A mixed-use development I surveyed in 2024 required traditional control establishment for the building layout, then mobile mapping for utility corridor documentation and 3D context. The developer's budget increased by $4,200, but they avoided a $180,000 utility conflict that would have delayed construction.
Technology Integration: RTK and Total Stations in 2026
Modern surveying technology has blurred the lines between methods. RTK positioning allows handheld devices to achieve centimeter-level accuracy without establishing traditional control points. Smart Total Stations now integrate with mobile platforms, and companies like Leica produce instruments that function as both traditional and mobile systems.
I'm now using RTK-capable mobile devices for projects that would have required full traditional surveys two years ago. The investment in RTK base stations ($12,000-$25,000 initial setup) pays back on any project spanning more than 50 hectares.
Real-World Cost Analysis: 2026 Pricing
A 20-hectare site survey cost comparison from recent projects:
Traditional Surveying: $18,500 (5 crew members, 6 weeks, 240 field hours) Mobile Mapping: $6,200 (2 operators, 2 weeks, 40 field hours) Hybrid (Control + Mobile): $9,800 (3 crew members, 3.5 weeks, 90 field hours)
The mobile mapping approach shows immediate cost advantage, but the hybrid method provides superior deliverables when both precise ground control and comprehensive site documentation are required.
Accuracy Reality Check
Both methods achieve similar accuracy specifications in 2026—typically ±0.05m to ±0.02m depending on equipment and conditions. The difference lies in what accuracy means:
Traditional surveying delivers positional accuracy at specific survey points. Mobile mapping delivers accuracy across the entire surveyed area through point cloud data. A traditional survey might establish 200 precise points; mobile mapping captures 50 million data points with slightly lower individual precision but vastly superior spatial distribution.
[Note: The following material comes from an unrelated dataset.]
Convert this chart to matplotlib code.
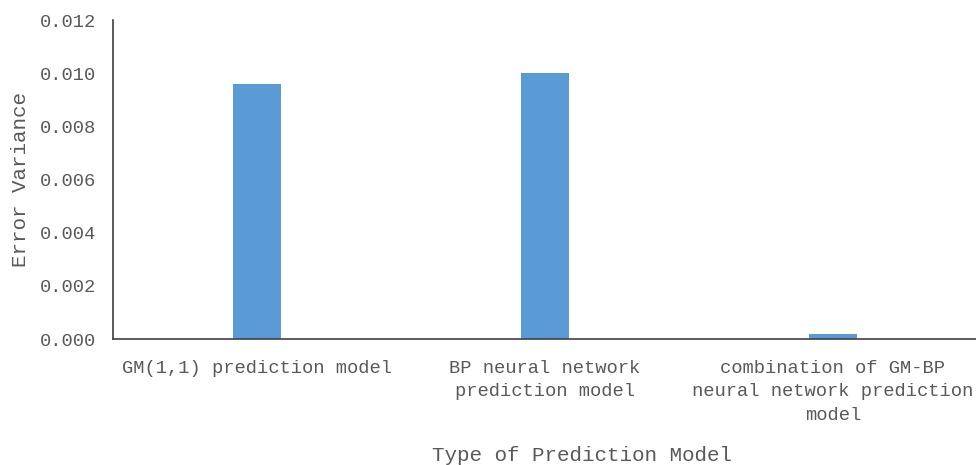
import numpy as np
import matplotlib.pyplot as plt

models = ["GM(1,1) prediction model",
          "BP neural network\nprediction model",
          "combination of GM-BP\nneural network prediction\nmodel"]
variance = [0.00959, 0.01000, 0.00018]
yticks = [0.000, 0.002, 0.004, 0.006, 0.008, 0.010, 0.012]

plt.rcParams['font.family'] = ['Liberation Mono', 'DejaVu Sans Mono']

fig = plt.figure(figsize=(9.76, 4.65), dpi=100)
ax = fig.add_axes([113 / 976, 1 - 339 / 465, 864 / 976, 319 / 465])

x = np.arange(len(models))
ax.bar(x, variance, width=0.167, color="#5B9BD5")

ax.set_xlim(-0.5, 2.5)
ax.set_ylim(0, 0.012)
ax.set_yticks(yticks)
ax.set_yticklabels([f"{v:.3f}" for v in yticks])
ax.set_xticks(x)
ax.set_xticklabels(models, linespacing=1.5)
ax.tick_params(axis="both", length=0, labelsize=13.5, colors="#595959", pad=12)
ax.tick_params(axis="x", pad=15)

for s in ["top", "right"]:
    ax.spines[s].set_visible(False)
for s in ["left", "bottom"]:
    ax.spines[s].set_color("#404040")
    ax.spines[s].set_linewidth(1.2)

ax.set_ylabel("Error Variance", fontsize=15, color="#595959")
ax.yaxis.set_label_coords(-83 / 864, 0.5)
fig.text(582 / 976, 1 - 455 / 465, "Type of Prediction Model", fontsize=15,
         color="#595959", ha="center", va="center")

fig.savefig("out.png", dpi=100)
For most applications, this trade-off favors mobile mapping, but boundary surveys and utility location still demand the concentrated precision of traditional methods.
Recommendations for Your 2026 Surveying Strategy
If you're managing surveying decisions this year, start with a clear inventory of your project types. Small property surveys, underground utility work, and legal boundary establishment will continue requiring traditional methods indefinitely. Large infrastructure projects, environmental monitoring, and rapid documentation benefit dramatically from mobile mapping.
Invest in training staff on mobile platforms if your project pipeline includes corridor surveys, site documentation, or large-area monitoring. Maintain traditional surveying capability for legal and infrastructure projects that won't disappear from the market. The surveying profession's future isn't about choosing one method over another—it's about deploying the right technology for each specific deliverable.
The most dangerous decision is assuming technology eliminates the need for professional judgment. Mobile mapping and traditional surveying both produce garbage results when applied by people who don't understand when to use which method. Hire experienced surveyors who can make that decision, not software operators who simply execute whatever method they're given.